How to augment the minority class only in an unbalanced dataset

mohamadal · February 19, 2018, 3:31pm

I have an unbalanced image dataset with the positive class being 1/10 of the entire dataset. Classification models trained on this dataset tend to be biased toward the majority class (small false negative rate and bigger false positive rate). I would like to do some augmentation only on the minority class to deal with this. The way I understand, using transforms (random rotation, etc.) when creating torchvision.dataset will augment all of the data so the imbalance remains the same.
What is the best way to go about only augmenting images from a specific class?

ptrblck · February 19, 2018, 3:51pm

You could write your own Dataset and apply the transformations in the __getitem__ method.

class MyData(Dataset):
    def __init__(self, data, target, transform=None):
        self.data = data
        self.target = target
        self.transform = transform
        
    def __len__(self):
        return len(self.data)
    
    def __getitem__(self, index):
        x = self.data[index]
        y = self.target[index]
        
        if (y == 0) and self.transform: # check for minority class
            x = self.transform(x)
        
        return x, y

EDIT: Another useful approach is to use the WeightedRandomSampler and oversample the minority class.

mohamadal · February 19, 2018, 4:28pm

Thank you very much @ptrblck. This will apply random transformations on the images within the minority class without physically changing the size of the minority class, right? I mean, if my dataset has 100 images, 90 of one class and 10 in the other class, I will get the effect of augmentation by iterating many times over it and not by physically having a 90:90 balanced set where 80 minority images were added through transformations. Am I right?
Also, oversampling through WeightedRandomSampler just adds exact copies of the minority to reach the target balanced weights, correct?

ptrblck · February 19, 2018, 7:04pm

You are correct regarding the transformation. The transformation will be applied on the fly on your minority class data.

You are also correct regarding the WeightedRandomSampler, if you are keeping the default replacement=True argument.

Preet_Khaturia · October 26, 2018, 1:11pm

@ptrblck Can you give an example for how to select the weights?

ptrblck · October 26, 2018, 1:14pm

Sure!
I’ve created some examples here and here.
Let me know, if you need some more explanation!

Ali_Aghababaei · August 16, 2022, 12:16pm

Dear @ptrblck,
Thank you very much for your explanation.
You mentioned two approaches to overcome the class imbalance, 1) using WeightedRandomSampler and 2) using torchvision transformations on just the minority class. I had a question in this regard:
Unlike the approach1, it is not possible to exactly calculate “the number” of our newly-produced minority class (actually being transformed in each epoch) in the approach 2. Am I right?

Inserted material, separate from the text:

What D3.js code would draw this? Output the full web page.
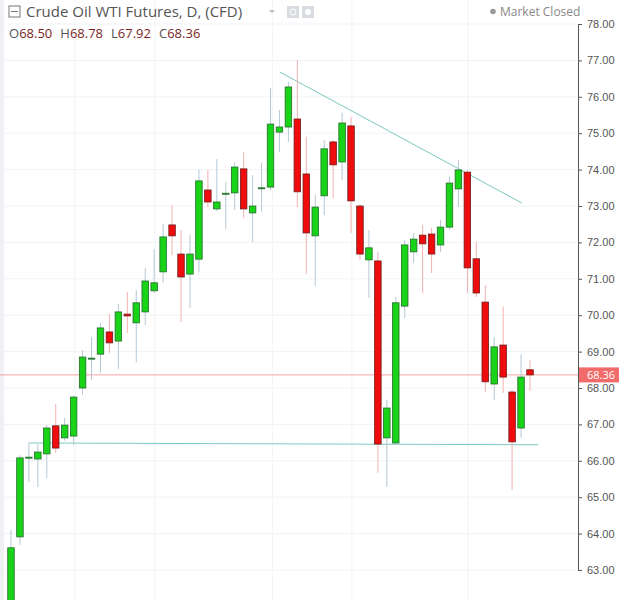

ptrblck · August 16, 2022, 4:34pm

I don’t know how well augmenting the minority class is to counter class imbalance training issues and note that my code snippet was a direct response to the topic question. It could work, but I haven’t run any experiments.

The transformation will be applied in each __getitem__ call on the sample if it comes from the minority class. If you are using random transformations I would expect to see no repetitions in these samples and each new epoch will use newly transformed samples for this class.

Ali_Aghababaei · August 16, 2022, 5:35pm

Understood. Thanks a lot for the clarification.